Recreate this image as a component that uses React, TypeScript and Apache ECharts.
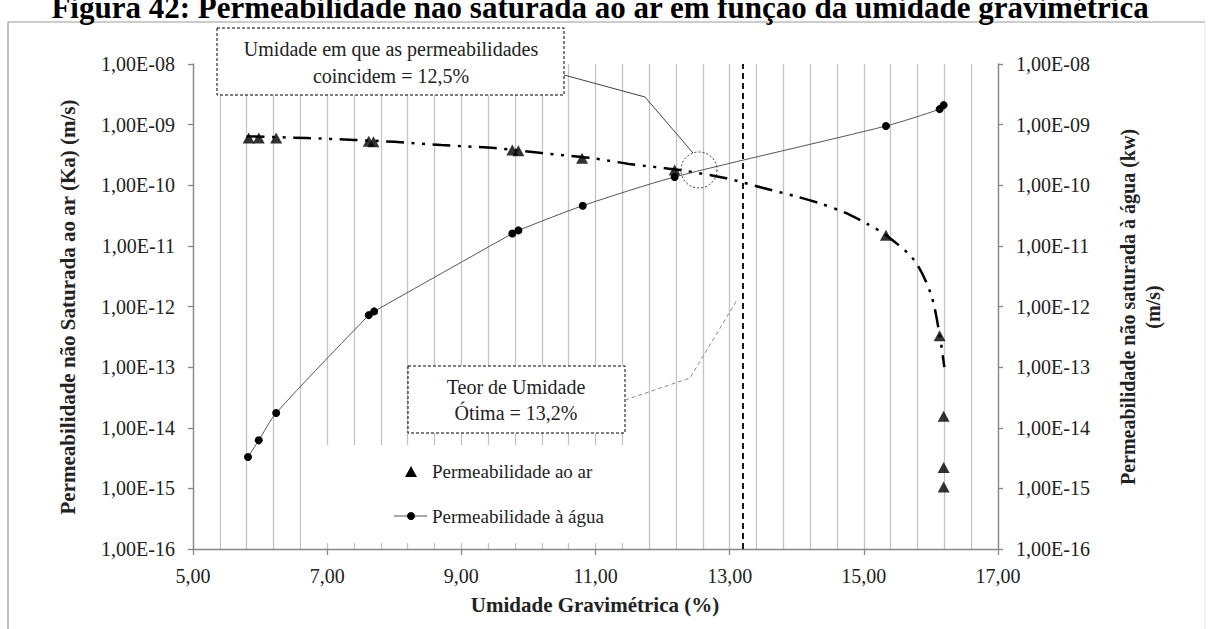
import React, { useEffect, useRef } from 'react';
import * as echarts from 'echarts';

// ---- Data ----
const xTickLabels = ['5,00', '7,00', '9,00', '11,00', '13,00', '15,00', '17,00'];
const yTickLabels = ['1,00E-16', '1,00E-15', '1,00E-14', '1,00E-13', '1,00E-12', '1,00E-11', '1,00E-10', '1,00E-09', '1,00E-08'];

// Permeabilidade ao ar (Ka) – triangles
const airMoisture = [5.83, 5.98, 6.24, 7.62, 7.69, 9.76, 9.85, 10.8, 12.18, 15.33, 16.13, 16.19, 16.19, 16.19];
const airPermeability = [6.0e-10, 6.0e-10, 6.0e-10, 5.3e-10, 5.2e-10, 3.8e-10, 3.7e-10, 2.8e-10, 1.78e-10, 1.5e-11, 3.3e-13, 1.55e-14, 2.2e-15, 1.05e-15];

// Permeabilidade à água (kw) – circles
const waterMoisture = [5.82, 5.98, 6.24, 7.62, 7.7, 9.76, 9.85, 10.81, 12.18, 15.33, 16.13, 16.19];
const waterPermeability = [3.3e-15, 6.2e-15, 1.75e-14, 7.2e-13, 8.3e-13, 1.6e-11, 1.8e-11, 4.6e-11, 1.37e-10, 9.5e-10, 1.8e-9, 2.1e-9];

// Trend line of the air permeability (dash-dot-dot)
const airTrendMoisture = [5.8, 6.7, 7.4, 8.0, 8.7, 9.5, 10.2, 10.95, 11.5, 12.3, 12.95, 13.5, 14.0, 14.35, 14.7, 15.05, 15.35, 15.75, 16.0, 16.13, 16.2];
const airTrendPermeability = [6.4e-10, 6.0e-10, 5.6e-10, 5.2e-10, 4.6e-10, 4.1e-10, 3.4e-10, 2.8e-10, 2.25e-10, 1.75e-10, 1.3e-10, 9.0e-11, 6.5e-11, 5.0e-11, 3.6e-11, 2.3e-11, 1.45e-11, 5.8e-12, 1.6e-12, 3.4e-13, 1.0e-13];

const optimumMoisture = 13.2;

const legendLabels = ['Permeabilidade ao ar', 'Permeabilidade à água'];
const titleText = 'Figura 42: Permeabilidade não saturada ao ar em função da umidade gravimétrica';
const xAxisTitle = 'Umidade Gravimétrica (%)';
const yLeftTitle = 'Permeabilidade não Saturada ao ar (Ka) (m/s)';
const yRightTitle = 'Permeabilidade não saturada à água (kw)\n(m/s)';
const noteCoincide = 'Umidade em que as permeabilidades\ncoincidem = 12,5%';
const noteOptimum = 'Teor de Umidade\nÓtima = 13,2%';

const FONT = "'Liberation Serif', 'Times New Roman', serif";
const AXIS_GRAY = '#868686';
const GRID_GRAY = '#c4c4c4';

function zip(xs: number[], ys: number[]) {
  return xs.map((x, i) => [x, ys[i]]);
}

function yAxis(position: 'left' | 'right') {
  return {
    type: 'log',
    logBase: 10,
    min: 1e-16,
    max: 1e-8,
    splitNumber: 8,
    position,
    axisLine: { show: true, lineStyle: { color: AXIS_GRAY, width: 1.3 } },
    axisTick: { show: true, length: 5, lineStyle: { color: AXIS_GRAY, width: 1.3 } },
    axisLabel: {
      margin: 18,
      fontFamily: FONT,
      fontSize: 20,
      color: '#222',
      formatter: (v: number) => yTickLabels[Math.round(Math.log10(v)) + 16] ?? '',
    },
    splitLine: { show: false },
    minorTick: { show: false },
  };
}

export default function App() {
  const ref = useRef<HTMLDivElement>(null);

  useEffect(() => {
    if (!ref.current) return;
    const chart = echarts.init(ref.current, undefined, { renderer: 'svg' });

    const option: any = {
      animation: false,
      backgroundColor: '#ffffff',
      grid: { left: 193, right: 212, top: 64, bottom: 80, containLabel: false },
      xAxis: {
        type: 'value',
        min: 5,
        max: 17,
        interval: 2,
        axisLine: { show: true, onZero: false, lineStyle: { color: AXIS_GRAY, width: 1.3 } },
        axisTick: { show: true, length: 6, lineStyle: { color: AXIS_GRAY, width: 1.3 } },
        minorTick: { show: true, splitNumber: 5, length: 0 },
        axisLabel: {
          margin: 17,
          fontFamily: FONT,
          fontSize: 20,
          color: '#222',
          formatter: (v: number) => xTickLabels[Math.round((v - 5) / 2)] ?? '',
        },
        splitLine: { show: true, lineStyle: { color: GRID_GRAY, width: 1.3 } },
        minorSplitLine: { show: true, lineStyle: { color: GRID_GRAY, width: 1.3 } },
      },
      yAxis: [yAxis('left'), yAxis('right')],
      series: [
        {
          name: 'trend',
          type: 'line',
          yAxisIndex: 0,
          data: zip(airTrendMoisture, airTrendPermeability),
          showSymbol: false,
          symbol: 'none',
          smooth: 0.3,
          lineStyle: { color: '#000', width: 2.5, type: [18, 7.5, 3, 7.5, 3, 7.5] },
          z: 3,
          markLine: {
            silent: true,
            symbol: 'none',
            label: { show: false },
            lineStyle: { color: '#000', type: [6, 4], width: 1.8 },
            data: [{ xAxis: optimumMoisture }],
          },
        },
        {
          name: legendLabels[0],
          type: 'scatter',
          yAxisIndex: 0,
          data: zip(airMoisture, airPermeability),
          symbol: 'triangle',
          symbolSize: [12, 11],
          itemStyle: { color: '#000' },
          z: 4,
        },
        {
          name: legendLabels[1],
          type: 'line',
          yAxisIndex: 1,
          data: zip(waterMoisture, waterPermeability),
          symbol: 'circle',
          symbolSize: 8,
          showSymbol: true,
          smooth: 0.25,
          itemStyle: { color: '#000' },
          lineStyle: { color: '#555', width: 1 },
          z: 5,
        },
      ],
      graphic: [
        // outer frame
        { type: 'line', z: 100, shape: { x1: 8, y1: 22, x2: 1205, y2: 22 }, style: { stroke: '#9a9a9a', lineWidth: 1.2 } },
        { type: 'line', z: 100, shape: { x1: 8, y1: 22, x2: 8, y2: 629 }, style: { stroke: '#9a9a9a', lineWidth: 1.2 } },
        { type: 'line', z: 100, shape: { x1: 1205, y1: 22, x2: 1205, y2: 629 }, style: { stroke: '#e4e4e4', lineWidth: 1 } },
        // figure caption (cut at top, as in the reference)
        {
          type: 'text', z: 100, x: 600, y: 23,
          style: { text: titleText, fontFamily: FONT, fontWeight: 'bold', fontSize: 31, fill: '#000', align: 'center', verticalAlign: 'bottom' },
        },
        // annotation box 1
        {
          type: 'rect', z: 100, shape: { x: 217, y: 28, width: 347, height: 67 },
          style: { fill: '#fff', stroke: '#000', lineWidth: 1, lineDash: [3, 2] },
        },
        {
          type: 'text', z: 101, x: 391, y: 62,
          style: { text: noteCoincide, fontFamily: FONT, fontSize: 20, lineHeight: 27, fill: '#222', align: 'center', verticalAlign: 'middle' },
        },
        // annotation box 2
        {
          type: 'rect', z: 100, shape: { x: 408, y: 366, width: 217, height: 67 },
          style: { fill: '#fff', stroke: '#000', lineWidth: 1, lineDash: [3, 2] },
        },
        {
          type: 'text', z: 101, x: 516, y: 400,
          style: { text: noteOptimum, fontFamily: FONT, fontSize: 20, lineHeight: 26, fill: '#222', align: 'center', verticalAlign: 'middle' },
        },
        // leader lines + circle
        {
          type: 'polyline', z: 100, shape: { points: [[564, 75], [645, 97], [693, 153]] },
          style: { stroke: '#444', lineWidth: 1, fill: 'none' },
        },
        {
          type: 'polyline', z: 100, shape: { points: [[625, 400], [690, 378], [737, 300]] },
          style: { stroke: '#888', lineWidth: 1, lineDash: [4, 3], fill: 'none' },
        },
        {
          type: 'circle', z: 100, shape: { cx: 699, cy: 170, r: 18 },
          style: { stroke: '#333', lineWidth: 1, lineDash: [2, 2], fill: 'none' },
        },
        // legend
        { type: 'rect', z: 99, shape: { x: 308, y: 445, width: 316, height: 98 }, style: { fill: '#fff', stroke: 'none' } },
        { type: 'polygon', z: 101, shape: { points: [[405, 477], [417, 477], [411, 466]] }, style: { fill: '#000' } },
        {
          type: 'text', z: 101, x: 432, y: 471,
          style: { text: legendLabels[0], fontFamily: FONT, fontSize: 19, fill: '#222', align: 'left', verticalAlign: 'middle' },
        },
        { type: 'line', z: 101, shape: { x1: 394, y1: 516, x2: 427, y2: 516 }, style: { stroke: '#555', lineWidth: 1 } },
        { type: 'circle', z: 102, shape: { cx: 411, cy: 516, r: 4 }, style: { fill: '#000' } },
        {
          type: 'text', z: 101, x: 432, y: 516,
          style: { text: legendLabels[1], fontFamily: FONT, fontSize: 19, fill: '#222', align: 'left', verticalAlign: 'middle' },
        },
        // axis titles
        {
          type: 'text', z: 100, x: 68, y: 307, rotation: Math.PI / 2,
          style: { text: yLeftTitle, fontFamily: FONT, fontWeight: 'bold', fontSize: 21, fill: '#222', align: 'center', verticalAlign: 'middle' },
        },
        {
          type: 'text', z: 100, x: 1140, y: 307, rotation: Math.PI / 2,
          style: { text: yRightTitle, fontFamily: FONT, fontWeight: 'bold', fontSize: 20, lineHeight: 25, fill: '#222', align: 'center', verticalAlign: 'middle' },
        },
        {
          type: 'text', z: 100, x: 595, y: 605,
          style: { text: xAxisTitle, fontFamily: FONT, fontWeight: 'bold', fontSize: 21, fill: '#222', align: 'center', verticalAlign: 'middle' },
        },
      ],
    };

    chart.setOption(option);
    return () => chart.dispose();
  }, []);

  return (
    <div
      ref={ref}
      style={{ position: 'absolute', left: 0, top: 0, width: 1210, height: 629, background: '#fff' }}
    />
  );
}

STATED PROBLEM |
From the top of the listing above, repeat each line exactly until you reach the line containing "const noteOptimum = 'Teor", and repeat that one too. Leave the pictures out.

SOLUTION BELOW |
Recreate this image as a component that uses React, TypeScript and Apache ECharts.
import React, { useEffect, useRef } from 'react';
import * as echarts from 'echarts';

// ---- Data ----
const xTickLabels = ['5,00', '7,00', '9,00', '11,00', '13,00', '15,00', '17,00'];
const yTickLabels = ['1,00E-16', '1,00E-15', '1,00E-14', '1,00E-13', '1,00E-12', '1,00E-11', '1,00E-10', '1,00E-09', '1,00E-08'];

// Permeabilidade ao ar (Ka) – triangles
const airMoisture = [5.83, 5.98, 6.24, 7.62, 7.69, 9.76, 9.85, 10.8, 12.18, 15.33, 16.13, 16.19, 16.19, 16.19];
const airPermeability = [6.0e-10, 6.0e-10, 6.0e-10, 5.3e-10, 5.2e-10, 3.8e-10, 3.7e-10, 2.8e-10, 1.78e-10, 1.5e-11, 3.3e-13, 1.55e-14, 2.2e-15, 1.05e-15];

// Permeabilidade à água (kw) – circles
const waterMoisture = [5.82, 5.98, 6.24, 7.62, 7.7, 9.76, 9.85, 10.81, 12.18, 15.33, 16.13, 16.19];
const waterPermeability = [3.3e-15, 6.2e-15, 1.75e-14, 7.2e-13, 8.3e-13, 1.6e-11, 1.8e-11, 4.6e-11, 1.37e-10, 9.5e-10, 1.8e-9, 2.1e-9];

// Trend line of the air permeability (dash-dot-dot)
const airTrendMoisture = [5.8, 6.7, 7.4, 8.0, 8.7, 9.5, 10.2, 10.95, 11.5, 12.3, 12.95, 13.5, 14.0, 14.35, 14.7, 15.05, 15.35, 15.75, 16.0, 16.13, 16.2];
const airTrendPermeability = [6.4e-10, 6.0e-10, 5.6e-10, 5.2e-10, 4.6e-10, 4.1e-10, 3.4e-10, 2.8e-10, 2.25e-10, 1.75e-10, 1.3e-10, 9.0e-11, 6.5e-11, 5.0e-11, 3.6e-11, 2.3e-11, 1.45e-11, 5.8e-12, 1.6e-12, 3.4e-13, 1.0e-13];

const optimumMoisture = 13.2;

const legendLabels = ['Permeabilidade ao ar', 'Permeabilidade à água'];
const titleText = 'Figura 42: Permeabilidade não saturada ao ar em função da umidade gravimétrica';
const xAxisTitle = 'Umidade Gravimétrica (%)';
const yLeftTitle = 'Permeabilidade não Saturada ao ar (Ka) (m/s)';
const yRightTitle = 'Permeabilidade não saturada à água (kw)\n(m/s)';
const noteCoincide = 'Umidade em que as permeabilidades\ncoincidem = 12,5%';
const noteOptimum = 'Teor de Umidade\nÓtima = 13,2%';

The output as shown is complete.